→ **Set exercise**: Reproduce nothing but the lines from the start of the material through the line that includes "yellow_end = 32.5", both ends included, and omit every picture.

— START OF Source material —

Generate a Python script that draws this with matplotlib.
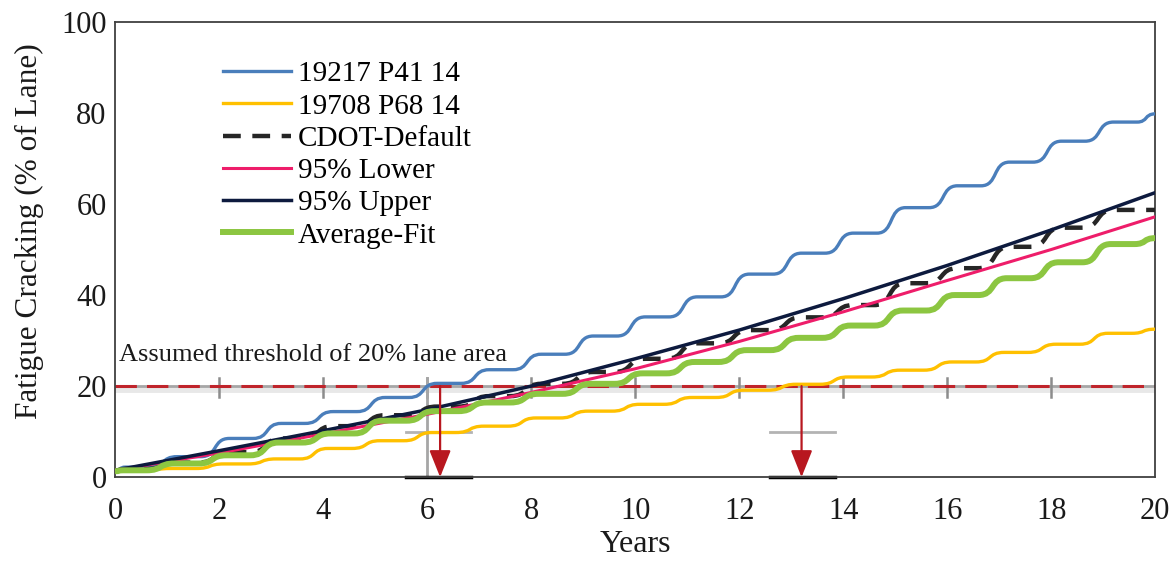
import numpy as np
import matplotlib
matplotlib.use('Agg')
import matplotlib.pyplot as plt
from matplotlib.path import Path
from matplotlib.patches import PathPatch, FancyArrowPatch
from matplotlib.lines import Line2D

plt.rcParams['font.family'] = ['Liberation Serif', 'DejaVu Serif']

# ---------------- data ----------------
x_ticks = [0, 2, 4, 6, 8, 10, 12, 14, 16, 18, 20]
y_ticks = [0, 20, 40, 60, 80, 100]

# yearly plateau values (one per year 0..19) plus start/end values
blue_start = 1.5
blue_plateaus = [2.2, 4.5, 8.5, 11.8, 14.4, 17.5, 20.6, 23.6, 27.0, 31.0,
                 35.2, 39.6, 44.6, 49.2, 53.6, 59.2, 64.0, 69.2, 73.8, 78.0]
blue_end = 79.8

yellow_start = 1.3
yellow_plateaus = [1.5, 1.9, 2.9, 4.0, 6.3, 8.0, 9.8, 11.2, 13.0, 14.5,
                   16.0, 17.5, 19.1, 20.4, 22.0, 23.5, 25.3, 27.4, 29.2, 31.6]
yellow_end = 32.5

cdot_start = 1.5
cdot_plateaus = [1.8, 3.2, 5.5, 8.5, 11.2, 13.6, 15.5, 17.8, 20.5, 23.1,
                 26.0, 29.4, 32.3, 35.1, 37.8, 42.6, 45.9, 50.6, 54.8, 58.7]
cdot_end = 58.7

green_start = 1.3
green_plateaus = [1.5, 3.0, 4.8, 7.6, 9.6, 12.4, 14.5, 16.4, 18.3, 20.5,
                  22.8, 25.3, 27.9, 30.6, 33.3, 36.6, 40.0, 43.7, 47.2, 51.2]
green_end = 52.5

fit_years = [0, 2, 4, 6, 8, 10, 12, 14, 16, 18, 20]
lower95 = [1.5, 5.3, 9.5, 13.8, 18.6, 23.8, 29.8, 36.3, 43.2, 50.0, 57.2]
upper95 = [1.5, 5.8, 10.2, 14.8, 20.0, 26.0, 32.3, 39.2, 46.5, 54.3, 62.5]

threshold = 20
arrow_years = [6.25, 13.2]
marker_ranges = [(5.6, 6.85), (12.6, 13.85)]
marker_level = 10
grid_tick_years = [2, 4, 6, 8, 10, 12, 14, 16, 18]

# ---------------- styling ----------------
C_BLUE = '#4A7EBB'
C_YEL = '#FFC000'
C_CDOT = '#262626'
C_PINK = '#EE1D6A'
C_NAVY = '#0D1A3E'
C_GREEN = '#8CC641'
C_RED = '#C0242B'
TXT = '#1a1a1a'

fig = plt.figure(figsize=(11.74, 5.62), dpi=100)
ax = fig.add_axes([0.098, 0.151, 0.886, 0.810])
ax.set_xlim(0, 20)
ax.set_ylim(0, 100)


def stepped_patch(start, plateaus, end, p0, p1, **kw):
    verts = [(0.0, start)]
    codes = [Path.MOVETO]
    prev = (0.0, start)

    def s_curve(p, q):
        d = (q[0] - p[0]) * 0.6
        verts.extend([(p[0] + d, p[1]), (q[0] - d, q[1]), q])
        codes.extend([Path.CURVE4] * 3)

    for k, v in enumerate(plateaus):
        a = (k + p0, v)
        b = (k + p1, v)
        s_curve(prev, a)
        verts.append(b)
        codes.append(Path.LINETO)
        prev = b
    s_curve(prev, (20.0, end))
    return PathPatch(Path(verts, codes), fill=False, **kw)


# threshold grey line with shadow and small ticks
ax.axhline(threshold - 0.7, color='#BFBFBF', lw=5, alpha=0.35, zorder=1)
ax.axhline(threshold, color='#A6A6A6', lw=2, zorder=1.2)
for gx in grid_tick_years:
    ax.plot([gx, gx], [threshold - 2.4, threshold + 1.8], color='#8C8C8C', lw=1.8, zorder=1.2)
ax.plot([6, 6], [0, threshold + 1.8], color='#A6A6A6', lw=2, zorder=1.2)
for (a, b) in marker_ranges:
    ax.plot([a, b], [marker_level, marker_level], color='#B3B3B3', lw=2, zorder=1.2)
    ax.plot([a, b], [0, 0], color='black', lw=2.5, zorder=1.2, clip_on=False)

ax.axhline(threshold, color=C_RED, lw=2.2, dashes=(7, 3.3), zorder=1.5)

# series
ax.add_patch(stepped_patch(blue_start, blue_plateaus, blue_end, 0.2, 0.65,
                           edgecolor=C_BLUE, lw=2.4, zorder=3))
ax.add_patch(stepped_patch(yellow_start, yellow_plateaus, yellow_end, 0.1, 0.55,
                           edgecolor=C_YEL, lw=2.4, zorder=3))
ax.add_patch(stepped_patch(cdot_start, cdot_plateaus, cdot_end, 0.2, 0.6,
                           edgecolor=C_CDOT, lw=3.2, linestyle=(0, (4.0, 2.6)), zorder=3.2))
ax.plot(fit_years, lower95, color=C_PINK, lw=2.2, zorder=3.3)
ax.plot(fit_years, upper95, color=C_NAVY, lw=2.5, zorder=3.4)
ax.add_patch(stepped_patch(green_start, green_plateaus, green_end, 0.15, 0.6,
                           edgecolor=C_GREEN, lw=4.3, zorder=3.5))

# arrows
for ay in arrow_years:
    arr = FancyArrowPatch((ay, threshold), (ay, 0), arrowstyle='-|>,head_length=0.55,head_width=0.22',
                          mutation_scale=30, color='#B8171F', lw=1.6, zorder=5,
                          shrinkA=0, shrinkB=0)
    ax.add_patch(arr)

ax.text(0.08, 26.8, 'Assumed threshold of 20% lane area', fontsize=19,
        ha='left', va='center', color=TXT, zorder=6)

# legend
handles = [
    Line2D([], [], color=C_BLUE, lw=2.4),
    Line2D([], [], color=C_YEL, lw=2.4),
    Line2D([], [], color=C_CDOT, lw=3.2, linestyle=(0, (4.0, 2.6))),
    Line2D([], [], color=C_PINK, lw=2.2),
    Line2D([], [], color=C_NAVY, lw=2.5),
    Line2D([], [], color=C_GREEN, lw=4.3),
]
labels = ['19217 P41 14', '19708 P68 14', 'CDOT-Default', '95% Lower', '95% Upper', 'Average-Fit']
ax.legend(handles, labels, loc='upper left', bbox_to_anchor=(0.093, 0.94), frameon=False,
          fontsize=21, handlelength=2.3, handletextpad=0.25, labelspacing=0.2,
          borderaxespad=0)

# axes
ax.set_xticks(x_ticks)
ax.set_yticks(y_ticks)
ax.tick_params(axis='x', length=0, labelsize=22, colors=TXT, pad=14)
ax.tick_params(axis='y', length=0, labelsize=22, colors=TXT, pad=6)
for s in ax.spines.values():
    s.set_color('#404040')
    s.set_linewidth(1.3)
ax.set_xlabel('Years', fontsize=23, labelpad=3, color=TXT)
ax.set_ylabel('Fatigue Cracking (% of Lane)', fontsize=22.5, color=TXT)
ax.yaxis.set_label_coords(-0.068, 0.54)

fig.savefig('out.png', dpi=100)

— END OF Source material —

→ **Solution for this problem**:
Generate a Python script that draws this with matplotlib.
import numpy as np
import matplotlib
matplotlib.use('Agg')
import matplotlib.pyplot as plt
from matplotlib.path import Path
from matplotlib.patches import PathPatch, FancyArrowPatch
from matplotlib.lines import Line2D

plt.rcParams['font.family'] = ['Liberation Serif', 'DejaVu Serif']

# ---------------- data ----------------
x_ticks = [0, 2, 4, 6, 8, 10, 12, 14, 16, 18, 20]
y_ticks = [0, 20, 40, 60, 80, 100]

# yearly plateau values (one per year 0..19) plus start/end values
blue_start = 1.5
blue_plateaus = [2.2, 4.5, 8.5, 11.8, 14.4, 17.5, 20.6, 23.6, 27.0, 31.0,
                 35.2, 39.6, 44.6, 49.2, 53.6, 59.2, 64.0, 69.2, 73.8, 78.0]
blue_end = 79.8

yellow_start = 1.3
yellow_plateaus = [1.5, 1.9, 2.9, 4.0, 6.3, 8.0, 9.8, 11.2, 13.0, 14.5,
                   16.0, 17.5, 19.1, 20.4, 22.0, 23.5, 25.3, 27.4, 29.2, 31.6]
yellow_end = 32.5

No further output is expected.